Most financial institutions have rate sheets that provide pricing guidance for various loan products. Loan pricing is often in the form of a matrix in which the appropriate rate is determined by a combination of two or more values.

The graphic below provides an example. As shown, the rate is 6.0 for a loan < $5,000 to a customer with a credit score between 700 – 749, and 7.0 for a loan < $5,000 to a customer with a credit score of 650 – 699.

Since the rate varies in this case by credit score and loan amount, these factors obviously must be taken into account in order to conduct a regression analysis of loan pricing. A question often arises as to how these factors should be operationalized into the model.

It is obvious that credit score and the amount of the loan are factors that determine the rate that is charged. However, we further see that the size of the rate adjustments for score depends on the loan amount and vice versa. The actual rate is determined by the combination of these two factors; hence, they are not independent.

One thing that is commonly misunderstood with regression analysis, in general, and fair lending, specifically, is that models must be fit to the data. The answer then is one that most don’t like to hear—it depends. Let’s, however, examine some of the considerations.

First, we need to consider the total sample size. In a large sample, in general, we will have more latitude to use a larger number of variables. In a small sample, we will have less flexibility. Second, what is the target and control group distribution? Even if the total sample size is large, if the numbers within either group are small, this imposes further restrictions on what can be done. Third, we need to consider the distribution of the data.
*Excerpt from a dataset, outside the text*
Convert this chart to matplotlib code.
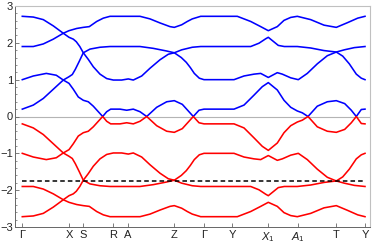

For example, if some of the cells on the rate sheet have very few observations, this needs to be considered as well.

There may be very few observations in the lower or upper score categories, for instance, even though the sample being examined is adequate. These issues are critical as they can have consequences on the model’s output as well as the conclusions drawn from the parameter estimates. One consequence is straight forward and that relates to the conclusion drawn from the model results. We have to understand that as we add a large number of categorical variables to the model, the sample size for the target and control groups can be depleted very quickly.
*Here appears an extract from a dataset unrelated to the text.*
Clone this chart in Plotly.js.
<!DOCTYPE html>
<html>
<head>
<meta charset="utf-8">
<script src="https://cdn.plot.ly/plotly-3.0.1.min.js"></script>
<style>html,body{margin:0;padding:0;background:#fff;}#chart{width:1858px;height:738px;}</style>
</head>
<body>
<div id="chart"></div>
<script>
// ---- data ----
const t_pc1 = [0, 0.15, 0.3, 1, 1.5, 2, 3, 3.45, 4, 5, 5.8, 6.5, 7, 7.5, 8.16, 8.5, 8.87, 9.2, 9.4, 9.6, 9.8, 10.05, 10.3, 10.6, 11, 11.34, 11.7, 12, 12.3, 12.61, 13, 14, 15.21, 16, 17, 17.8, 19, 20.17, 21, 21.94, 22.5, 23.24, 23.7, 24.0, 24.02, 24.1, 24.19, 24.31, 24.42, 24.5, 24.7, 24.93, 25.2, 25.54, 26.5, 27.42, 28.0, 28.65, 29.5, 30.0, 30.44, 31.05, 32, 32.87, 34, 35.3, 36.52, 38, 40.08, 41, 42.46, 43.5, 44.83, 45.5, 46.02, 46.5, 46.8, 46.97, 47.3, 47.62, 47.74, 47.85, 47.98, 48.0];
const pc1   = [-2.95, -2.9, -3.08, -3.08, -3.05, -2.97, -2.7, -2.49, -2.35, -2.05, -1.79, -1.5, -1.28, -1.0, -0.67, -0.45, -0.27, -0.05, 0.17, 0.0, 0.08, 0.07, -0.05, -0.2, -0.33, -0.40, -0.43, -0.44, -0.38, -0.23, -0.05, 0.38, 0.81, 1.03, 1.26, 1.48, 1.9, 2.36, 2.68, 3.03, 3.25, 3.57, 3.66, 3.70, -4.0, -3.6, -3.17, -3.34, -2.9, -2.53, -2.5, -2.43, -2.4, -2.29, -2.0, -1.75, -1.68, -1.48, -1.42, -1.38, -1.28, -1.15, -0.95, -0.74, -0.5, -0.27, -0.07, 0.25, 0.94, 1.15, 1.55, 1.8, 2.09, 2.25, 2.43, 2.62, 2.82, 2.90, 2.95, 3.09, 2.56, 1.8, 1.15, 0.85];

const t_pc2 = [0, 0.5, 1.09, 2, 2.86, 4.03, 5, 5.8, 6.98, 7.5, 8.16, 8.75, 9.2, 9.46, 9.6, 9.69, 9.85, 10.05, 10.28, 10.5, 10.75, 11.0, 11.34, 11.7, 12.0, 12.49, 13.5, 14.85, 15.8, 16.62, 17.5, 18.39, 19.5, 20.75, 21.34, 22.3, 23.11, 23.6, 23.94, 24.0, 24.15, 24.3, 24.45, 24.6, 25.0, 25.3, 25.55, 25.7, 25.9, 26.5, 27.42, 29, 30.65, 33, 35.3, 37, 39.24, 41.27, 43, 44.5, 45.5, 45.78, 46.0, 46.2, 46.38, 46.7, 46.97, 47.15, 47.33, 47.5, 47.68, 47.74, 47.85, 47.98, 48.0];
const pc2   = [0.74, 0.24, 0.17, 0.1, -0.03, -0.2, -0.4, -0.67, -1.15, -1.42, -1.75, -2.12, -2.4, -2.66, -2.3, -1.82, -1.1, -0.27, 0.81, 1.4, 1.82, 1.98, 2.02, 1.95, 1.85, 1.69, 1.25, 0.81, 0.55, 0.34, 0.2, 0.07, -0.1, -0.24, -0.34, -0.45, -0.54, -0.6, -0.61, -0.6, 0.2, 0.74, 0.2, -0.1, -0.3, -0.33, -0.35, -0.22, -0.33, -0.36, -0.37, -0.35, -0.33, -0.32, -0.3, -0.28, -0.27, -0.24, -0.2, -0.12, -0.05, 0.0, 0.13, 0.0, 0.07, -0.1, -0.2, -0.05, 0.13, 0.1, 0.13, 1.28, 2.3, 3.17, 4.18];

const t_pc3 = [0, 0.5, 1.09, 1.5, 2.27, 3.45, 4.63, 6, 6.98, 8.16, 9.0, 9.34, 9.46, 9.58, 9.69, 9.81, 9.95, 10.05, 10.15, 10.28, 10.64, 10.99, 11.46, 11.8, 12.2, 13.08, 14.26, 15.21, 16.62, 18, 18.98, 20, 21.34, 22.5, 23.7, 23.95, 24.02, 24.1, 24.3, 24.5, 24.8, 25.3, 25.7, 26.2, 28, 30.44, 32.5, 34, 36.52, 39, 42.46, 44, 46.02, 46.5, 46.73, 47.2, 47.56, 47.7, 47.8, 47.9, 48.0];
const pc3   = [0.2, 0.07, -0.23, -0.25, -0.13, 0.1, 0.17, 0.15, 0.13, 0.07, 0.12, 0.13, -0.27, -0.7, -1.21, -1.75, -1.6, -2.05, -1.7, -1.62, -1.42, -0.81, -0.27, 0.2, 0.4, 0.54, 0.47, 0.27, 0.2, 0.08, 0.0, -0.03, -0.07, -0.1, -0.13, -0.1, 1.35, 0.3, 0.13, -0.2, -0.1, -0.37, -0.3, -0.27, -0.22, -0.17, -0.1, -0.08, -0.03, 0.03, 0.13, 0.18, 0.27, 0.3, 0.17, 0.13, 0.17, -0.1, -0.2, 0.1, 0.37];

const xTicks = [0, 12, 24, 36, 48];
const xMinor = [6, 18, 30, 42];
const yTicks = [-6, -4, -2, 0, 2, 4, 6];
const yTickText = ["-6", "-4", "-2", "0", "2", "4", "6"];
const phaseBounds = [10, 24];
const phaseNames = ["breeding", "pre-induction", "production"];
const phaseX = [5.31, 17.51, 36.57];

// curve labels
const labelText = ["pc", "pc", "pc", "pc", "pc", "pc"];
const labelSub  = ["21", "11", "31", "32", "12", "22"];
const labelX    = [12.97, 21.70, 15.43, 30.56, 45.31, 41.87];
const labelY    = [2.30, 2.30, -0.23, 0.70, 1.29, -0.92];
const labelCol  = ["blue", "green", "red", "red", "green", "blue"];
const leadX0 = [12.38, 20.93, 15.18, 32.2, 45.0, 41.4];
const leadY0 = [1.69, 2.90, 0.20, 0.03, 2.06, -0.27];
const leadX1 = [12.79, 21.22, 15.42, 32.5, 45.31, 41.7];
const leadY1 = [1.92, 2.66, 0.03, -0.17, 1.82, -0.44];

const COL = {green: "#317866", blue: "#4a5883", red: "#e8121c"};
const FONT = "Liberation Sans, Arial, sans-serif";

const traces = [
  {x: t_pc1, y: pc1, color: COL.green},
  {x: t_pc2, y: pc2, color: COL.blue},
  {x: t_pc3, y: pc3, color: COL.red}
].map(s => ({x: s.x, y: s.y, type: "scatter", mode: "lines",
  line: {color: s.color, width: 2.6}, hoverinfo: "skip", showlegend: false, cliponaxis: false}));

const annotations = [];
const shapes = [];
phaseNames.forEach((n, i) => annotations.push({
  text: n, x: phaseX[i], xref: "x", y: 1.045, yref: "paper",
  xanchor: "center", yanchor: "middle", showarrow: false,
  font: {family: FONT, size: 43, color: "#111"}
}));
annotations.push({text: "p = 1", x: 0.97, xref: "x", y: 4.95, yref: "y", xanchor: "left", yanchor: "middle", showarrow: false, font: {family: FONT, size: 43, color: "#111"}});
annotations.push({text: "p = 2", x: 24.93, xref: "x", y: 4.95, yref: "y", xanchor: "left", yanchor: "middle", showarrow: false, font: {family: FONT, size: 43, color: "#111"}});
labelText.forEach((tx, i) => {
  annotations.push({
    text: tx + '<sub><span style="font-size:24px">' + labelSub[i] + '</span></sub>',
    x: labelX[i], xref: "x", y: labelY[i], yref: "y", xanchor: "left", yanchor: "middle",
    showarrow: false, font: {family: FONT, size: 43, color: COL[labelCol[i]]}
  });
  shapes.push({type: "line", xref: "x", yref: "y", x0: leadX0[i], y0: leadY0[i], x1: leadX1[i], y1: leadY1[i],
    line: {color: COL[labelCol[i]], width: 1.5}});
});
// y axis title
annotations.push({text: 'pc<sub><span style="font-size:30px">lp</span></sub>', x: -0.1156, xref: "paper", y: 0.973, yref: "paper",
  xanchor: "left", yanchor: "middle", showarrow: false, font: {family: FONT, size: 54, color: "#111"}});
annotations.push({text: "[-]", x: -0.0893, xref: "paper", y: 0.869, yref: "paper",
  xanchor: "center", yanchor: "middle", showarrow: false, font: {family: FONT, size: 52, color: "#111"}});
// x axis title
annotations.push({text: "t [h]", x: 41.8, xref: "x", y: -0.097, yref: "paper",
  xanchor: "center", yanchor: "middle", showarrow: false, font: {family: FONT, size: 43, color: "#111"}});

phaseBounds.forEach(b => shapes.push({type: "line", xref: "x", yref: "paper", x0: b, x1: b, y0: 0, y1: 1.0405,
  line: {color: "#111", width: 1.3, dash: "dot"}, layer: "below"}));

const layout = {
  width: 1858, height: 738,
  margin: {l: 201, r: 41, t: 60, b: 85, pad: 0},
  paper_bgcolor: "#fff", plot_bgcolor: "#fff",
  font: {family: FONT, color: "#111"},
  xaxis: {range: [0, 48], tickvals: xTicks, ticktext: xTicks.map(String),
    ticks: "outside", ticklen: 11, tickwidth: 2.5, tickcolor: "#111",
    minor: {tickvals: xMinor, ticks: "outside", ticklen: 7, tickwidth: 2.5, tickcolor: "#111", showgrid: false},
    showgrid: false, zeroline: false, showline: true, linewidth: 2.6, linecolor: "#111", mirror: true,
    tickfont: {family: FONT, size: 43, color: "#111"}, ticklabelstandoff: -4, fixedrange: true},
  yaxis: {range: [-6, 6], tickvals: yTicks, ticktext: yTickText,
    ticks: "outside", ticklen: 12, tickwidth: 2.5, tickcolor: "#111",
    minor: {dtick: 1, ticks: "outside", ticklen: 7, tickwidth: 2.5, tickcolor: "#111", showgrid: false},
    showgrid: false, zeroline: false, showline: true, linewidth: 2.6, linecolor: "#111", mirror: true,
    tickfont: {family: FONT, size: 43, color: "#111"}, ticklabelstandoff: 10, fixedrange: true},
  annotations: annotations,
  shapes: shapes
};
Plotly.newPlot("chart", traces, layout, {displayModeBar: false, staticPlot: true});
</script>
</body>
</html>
This means that any conclusion drawn may not be valid which, of course, in the fair lending space is absolutely critical.
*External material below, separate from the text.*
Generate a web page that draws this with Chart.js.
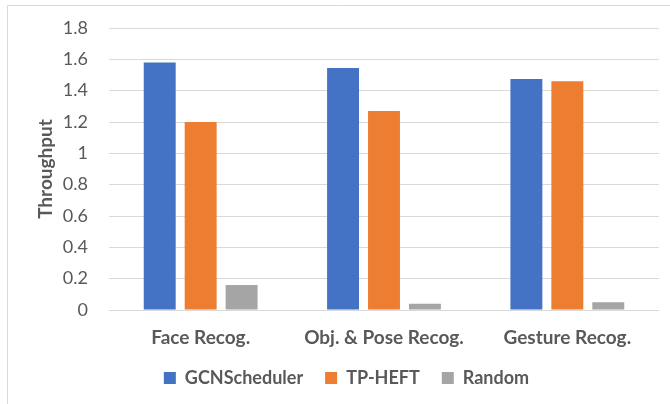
<!DOCTYPE html>
<html>
<head>
<meta charset="utf-8">
<script src="https://cdn.jsdelivr.net/npm/chart.js@4/dist/chart.umd.min.js"></script>
<style>
  html, body { margin: 0; padding: 0; background: #ffffff; }
  #wrap { position: relative; width: 670px; height: 404px; }
</style>
</head>
<body>
<div id="wrap"><canvas id="c" width="670" height="404"></canvas></div>
<script>
const categories = ["Face Recog.", "Obj. & Pose Recog.", "Gesture Recog."];
const seriesNames = ["GCNScheduler", "TP-HEFT", "Random"];
const gcnScheduler = [1.58, 1.545, 1.475];
const tpHeft = [1.2, 1.27, 1.46];
const randomSched = [0.16, 0.04, 0.05];
const yTickLabels = ["0", "0.2", "0.4", "0.6", "0.8", "1", "1.2", "1.4", "1.6", "1.8"];
const yTitle = "Throughput";

const FONT = "Lato, 'Open Sans', sans-serif";
const TEXT = "#595959";

const borderPlugin = {
  id: 'outerBorder',
  beforeDraw(chart) {
    const ctx = chart.ctx;
    ctx.save();
    ctx.fillStyle = '#ffffff';
    ctx.fillRect(0, 0, chart.width, chart.height);
    ctx.strokeStyle = '#d9d9d9';
    ctx.lineWidth = 1;
    ctx.beginPath();
    ctx.moveTo(7.5, chart.height + 2);
    ctx.lineTo(7.5, 5.5);
    ctx.lineTo(chart.width + 2, 5.5);
    ctx.stroke();
    ctx.restore();
  }
};

new Chart(document.getElementById('c'), {
  type: 'bar',
  data: {
    labels: categories,
    datasets: [
      { label: seriesNames[0], data: gcnScheduler, backgroundColor: '#4472C4' },
      { label: seriesNames[1], data: tpHeft, backgroundColor: '#ED7D31' },
      { label: seriesNames[2], data: randomSched, backgroundColor: '#A5A5A5' }
    ]
  },
  options: {
    responsive: false,
    animation: false,
    devicePixelRatio: 1,
    layout: { padding: { left: 34, right: 11, top: 28, bottom: 7 } },
    datasets: { bar: { barPercentage: 0.78, categoryPercentage: 0.67 } },
    plugins: {
      tooltip: { enabled: false },
      legend: {
        position: 'bottom',
        labels: {
          color: TEXT,
          font: { family: FONT, size: 18, weight: 'bold' },
          boxWidth: 12,
          boxHeight: 12,
          padding: 22
        }
      }
    },
    scales: {
      x: {
        grid: { display: false, drawTicks: false },
        border: { display: false },
        ticks: { color: TEXT, font: { family: FONT, size: 19, weight: 'bold' }, padding: 16, maxRotation: 0 },
        afterFit(scale) { scale.height = 37; }
      },
      y: {
        min: 0,
        max: 1.8,
        grid: { color: '#d9d9d9', lineWidth: 1, drawTicks: true, tickLength: 21, tickColor: 'rgba(0,0,0,0)' },
        border: { display: false },
        ticks: {
          stepSize: 0.2,
          color: TEXT,
          padding: 0,
          font: { family: FONT, size: 18 },
          callback(value) {
            const i = Math.round(value / 0.2);
            return yTickLabels[i];
          }
        },
        title: {
          display: true,
          text: yTitle,
          color: TEXT,
          font: { family: FONT, size: 19, weight: 'bold' },
          padding: { top: 0, bottom: 0 }
        },
        afterFit(scale) { scale.width = 75; }
      }
    }
  },
  plugins: [borderPlugin]
});
</script>
</body>
</html>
A second consequence is one that should be considered generally because it can extend to other issues with the data as well as violation of certain assumptions of the regression model(s), and that is how individual software packages may handle data problems. Collinearity, for example, is an issue that different software packages may handle differently; and it can drastically affect the regression output and, in some instances, yield inaccurate results. (We will address a specific example in a future post.)